| YOUR INSTRUCTIONS |
Among the entries that follow, locate the line with "Output the Python" and the line with "-23), (1, 18)]". Output those lines and all lines in between, exactly, minus the pictures.

| EXTRACTED INFORMATION |

______

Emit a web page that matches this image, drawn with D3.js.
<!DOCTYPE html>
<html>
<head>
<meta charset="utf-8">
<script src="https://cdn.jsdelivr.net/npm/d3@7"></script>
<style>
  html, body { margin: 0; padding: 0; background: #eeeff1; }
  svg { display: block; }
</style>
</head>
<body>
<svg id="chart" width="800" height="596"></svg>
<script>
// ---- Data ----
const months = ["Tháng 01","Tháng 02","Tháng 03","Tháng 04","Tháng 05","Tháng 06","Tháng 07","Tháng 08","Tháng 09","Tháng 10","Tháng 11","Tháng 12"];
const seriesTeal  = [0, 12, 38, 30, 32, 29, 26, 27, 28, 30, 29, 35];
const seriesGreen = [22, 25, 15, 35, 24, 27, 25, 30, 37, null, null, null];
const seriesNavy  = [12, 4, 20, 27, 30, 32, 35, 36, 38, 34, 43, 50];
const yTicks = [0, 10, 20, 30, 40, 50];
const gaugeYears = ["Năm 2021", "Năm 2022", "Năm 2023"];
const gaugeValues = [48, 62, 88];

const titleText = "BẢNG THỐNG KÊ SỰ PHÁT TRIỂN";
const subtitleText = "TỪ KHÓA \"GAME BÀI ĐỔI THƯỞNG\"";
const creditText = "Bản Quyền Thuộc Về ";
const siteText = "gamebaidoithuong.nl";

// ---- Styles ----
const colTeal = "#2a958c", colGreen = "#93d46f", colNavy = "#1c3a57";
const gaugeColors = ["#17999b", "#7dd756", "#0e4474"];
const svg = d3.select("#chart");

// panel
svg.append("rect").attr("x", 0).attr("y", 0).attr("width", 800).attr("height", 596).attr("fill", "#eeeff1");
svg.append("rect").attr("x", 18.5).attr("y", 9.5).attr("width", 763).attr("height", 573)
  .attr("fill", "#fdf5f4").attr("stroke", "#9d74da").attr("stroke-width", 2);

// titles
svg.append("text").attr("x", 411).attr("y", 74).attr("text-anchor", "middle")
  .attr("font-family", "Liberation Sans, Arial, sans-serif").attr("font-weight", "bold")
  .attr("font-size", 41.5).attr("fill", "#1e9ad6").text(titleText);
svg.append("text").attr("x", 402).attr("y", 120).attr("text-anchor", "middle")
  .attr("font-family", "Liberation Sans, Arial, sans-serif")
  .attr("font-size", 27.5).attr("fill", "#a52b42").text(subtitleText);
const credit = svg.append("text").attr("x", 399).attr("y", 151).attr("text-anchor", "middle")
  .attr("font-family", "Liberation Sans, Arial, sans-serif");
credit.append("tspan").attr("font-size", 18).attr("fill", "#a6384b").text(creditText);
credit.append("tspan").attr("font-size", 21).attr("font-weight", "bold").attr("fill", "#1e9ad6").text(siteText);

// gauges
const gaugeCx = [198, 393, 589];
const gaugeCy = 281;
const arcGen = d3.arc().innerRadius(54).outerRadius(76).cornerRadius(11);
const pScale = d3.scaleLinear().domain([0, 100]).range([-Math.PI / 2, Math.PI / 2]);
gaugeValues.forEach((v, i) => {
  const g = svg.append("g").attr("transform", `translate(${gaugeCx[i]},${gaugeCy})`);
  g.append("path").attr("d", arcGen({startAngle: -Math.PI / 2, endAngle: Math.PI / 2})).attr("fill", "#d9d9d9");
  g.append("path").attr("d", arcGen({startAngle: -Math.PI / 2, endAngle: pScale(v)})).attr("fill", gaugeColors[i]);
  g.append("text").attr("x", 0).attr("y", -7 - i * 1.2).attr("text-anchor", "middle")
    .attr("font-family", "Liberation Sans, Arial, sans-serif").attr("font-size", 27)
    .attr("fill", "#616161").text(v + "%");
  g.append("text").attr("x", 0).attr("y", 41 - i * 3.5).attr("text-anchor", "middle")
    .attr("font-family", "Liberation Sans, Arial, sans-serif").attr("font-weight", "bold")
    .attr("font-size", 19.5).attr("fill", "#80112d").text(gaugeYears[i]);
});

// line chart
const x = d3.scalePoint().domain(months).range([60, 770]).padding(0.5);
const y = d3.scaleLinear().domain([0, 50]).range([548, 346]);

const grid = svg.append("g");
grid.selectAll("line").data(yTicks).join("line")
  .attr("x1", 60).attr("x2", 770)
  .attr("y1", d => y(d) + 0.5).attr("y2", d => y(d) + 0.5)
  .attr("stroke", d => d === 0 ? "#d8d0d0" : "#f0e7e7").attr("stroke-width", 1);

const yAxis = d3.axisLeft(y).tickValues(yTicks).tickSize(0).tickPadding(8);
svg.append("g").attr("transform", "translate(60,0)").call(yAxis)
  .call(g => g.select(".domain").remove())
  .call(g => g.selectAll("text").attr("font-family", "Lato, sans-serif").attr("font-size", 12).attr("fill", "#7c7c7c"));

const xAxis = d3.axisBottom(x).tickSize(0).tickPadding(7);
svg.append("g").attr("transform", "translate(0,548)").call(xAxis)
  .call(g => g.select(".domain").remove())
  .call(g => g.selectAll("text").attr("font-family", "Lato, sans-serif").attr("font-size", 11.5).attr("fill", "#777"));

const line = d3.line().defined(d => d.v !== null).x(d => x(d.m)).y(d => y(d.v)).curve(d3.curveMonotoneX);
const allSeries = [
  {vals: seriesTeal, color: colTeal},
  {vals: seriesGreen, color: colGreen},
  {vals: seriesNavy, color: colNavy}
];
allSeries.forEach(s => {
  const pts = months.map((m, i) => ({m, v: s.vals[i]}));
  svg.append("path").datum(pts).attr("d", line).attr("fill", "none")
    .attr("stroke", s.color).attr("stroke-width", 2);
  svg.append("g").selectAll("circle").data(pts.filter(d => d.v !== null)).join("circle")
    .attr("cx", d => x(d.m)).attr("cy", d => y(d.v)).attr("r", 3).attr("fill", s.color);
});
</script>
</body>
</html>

______

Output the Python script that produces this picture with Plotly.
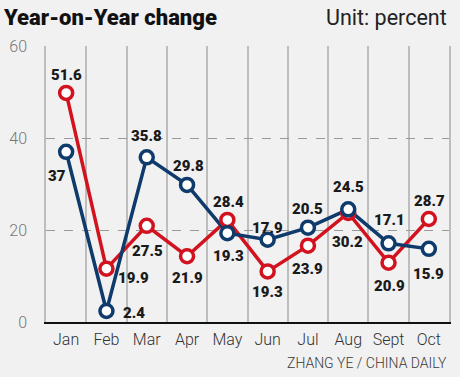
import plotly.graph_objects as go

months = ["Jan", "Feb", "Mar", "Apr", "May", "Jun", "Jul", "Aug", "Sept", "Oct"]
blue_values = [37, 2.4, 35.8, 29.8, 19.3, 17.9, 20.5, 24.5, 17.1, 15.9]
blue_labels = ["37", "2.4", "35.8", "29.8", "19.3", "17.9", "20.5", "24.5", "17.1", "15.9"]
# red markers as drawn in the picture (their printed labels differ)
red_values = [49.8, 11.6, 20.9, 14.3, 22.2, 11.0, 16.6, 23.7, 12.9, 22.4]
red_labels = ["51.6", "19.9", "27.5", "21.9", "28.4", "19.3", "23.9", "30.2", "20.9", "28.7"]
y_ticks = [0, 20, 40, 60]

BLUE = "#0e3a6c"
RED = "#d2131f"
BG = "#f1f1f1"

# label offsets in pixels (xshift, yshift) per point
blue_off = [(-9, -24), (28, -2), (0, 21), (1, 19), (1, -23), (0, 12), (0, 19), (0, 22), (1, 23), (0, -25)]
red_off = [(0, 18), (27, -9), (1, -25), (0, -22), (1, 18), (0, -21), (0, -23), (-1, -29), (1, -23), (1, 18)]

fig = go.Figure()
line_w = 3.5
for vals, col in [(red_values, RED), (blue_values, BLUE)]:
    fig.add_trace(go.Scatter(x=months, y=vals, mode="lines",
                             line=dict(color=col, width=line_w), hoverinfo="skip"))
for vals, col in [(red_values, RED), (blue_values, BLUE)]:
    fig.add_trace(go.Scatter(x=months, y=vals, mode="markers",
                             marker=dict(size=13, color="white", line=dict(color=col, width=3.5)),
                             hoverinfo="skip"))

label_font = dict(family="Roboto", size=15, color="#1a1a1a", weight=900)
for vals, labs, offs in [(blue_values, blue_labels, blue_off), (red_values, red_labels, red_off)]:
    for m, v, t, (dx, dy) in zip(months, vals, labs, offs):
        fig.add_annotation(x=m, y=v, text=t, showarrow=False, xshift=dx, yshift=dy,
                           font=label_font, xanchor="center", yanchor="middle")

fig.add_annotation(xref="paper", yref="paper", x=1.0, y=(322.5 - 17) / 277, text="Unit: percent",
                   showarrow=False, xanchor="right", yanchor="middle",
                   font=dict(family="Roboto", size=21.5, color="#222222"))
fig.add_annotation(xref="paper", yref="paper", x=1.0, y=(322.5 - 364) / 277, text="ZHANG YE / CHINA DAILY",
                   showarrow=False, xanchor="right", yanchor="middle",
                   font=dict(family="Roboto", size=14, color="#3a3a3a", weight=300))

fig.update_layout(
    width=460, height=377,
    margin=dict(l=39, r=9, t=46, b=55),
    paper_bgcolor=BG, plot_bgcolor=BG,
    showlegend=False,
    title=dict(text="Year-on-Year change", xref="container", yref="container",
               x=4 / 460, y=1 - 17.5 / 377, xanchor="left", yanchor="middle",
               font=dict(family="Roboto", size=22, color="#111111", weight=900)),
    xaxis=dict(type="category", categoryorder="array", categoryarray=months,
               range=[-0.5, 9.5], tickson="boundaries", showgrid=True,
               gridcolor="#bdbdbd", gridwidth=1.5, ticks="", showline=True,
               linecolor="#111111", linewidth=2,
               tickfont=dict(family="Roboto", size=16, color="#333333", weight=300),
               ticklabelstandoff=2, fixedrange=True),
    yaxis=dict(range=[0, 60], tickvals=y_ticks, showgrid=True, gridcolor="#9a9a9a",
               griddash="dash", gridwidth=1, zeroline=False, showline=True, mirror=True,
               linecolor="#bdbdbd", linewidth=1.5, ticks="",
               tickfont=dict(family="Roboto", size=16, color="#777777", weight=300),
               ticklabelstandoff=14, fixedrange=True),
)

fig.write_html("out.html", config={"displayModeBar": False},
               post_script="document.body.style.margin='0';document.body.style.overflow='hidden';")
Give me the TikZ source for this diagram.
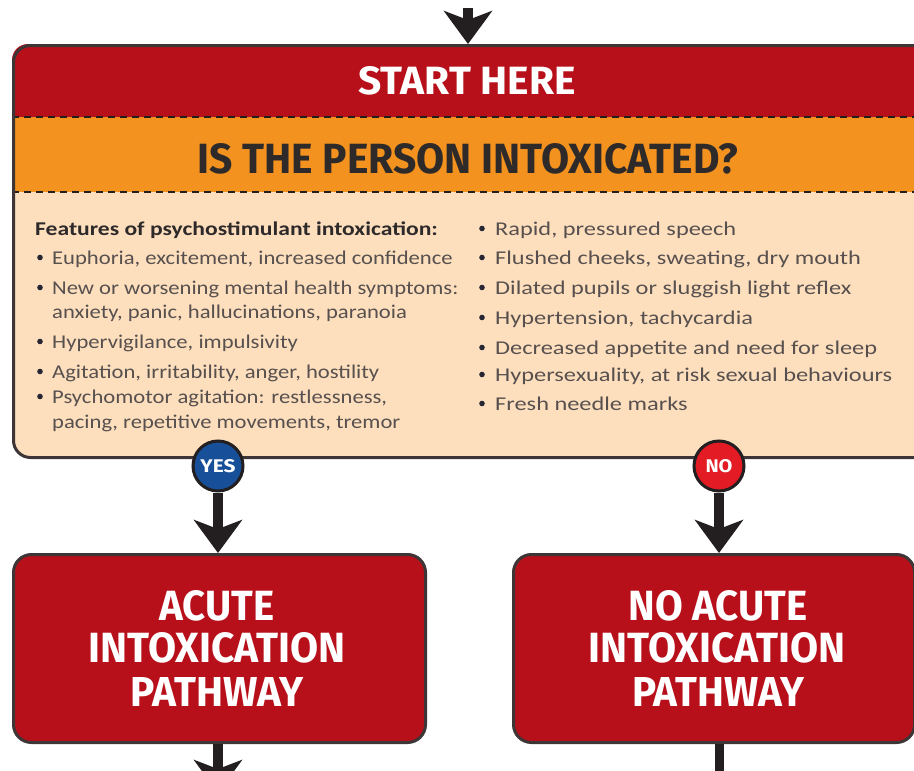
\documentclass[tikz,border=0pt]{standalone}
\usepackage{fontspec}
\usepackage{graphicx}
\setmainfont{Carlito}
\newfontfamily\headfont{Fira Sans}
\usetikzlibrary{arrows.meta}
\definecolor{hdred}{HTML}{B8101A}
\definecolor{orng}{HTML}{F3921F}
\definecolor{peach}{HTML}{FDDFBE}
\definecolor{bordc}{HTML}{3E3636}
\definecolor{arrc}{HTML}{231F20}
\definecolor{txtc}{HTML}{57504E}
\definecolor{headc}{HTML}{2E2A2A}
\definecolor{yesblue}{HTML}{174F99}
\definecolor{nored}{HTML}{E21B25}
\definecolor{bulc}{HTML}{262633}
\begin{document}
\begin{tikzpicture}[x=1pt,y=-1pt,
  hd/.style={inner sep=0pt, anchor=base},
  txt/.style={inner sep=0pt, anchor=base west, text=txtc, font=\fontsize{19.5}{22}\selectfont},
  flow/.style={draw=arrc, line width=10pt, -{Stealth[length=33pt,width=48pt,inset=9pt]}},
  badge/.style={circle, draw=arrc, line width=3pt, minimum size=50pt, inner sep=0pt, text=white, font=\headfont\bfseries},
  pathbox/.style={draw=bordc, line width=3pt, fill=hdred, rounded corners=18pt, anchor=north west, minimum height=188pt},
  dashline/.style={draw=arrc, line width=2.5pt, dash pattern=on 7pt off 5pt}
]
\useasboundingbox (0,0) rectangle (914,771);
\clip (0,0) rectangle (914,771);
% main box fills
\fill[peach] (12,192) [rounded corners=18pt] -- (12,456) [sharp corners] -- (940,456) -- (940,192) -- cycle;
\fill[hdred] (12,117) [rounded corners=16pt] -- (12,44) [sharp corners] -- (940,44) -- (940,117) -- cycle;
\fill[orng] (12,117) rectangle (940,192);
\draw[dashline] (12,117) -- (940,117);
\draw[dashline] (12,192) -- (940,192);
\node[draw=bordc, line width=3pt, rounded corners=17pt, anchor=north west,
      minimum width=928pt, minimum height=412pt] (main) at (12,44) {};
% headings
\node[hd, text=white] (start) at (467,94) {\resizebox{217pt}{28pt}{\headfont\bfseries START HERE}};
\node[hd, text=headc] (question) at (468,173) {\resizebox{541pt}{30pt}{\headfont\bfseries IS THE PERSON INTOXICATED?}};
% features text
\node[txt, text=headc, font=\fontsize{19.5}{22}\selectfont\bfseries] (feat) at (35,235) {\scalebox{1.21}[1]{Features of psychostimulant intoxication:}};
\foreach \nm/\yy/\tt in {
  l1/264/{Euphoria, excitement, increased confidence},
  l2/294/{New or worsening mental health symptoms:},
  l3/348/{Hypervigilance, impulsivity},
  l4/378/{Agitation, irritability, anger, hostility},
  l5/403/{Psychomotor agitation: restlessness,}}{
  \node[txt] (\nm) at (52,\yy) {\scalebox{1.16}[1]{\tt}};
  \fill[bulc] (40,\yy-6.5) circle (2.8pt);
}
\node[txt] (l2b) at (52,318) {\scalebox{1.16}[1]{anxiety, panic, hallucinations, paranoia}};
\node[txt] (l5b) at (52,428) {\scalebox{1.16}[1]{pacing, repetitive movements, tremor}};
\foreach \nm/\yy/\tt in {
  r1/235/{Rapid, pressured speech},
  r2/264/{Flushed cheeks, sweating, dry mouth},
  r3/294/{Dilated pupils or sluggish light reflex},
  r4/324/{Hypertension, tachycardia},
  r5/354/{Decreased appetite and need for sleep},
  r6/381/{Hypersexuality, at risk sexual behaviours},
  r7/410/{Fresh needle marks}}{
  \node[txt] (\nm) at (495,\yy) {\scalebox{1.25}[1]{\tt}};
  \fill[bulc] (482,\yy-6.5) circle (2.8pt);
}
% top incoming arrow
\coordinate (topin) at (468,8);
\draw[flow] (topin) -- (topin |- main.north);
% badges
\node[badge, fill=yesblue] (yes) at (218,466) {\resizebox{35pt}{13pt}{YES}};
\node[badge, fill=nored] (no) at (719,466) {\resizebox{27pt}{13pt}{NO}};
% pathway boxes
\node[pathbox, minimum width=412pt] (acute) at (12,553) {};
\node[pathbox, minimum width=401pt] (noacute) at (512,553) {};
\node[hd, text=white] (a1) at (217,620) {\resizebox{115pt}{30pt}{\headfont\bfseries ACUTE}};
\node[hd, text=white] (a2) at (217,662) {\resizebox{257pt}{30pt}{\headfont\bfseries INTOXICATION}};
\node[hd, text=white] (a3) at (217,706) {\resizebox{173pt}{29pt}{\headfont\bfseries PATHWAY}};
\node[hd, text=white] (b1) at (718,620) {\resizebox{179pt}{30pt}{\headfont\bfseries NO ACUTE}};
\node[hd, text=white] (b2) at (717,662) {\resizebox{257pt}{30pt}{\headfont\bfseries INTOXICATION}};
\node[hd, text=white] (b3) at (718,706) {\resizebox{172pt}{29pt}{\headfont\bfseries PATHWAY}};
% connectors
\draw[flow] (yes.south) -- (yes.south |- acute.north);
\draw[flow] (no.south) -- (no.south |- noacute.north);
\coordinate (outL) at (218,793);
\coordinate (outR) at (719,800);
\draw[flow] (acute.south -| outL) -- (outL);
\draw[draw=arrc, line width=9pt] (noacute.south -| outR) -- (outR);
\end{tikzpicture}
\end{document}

______

| PROBLEM SOLUTION |
Output the Python script that produces this picture with Plotly.
import plotly.graph_objects as go

months = ["Jan", "Feb", "Mar", "Apr", "May", "Jun", "Jul", "Aug", "Sept", "Oct"]
blue_values = [37, 2.4, 35.8, 29.8, 19.3, 17.9, 20.5, 24.5, 17.1, 15.9]
blue_labels = ["37", "2.4", "35.8", "29.8", "19.3", "17.9", "20.5", "24.5", "17.1", "15.9"]
# red markers as drawn in the picture (their printed labels differ)
red_values = [49.8, 11.6, 20.9, 14.3, 22.2, 11.0, 16.6, 23.7, 12.9, 22.4]
red_labels = ["51.6", "19.9", "27.5", "21.9", "28.4", "19.3", "23.9", "30.2", "20.9", "28.7"]
y_ticks = [0, 20, 40, 60]

BLUE = "#0e3a6c"
RED = "#d2131f"
BG = "#f1f1f1"

# label offsets in pixels (xshift, yshift) per point
blue_off = [(-9, -24), (28, -2), (0, 21), (1, 19), (1, -23), (0, 12), (0, 19), (0, 22), (1, 23), (0, -25)]
red_off = [(0, 18), (27, -9), (1, -25), (0, -22), (1, 18), (0, -21), (0, -23), (-1, -29), (1, -23), (1, 18)]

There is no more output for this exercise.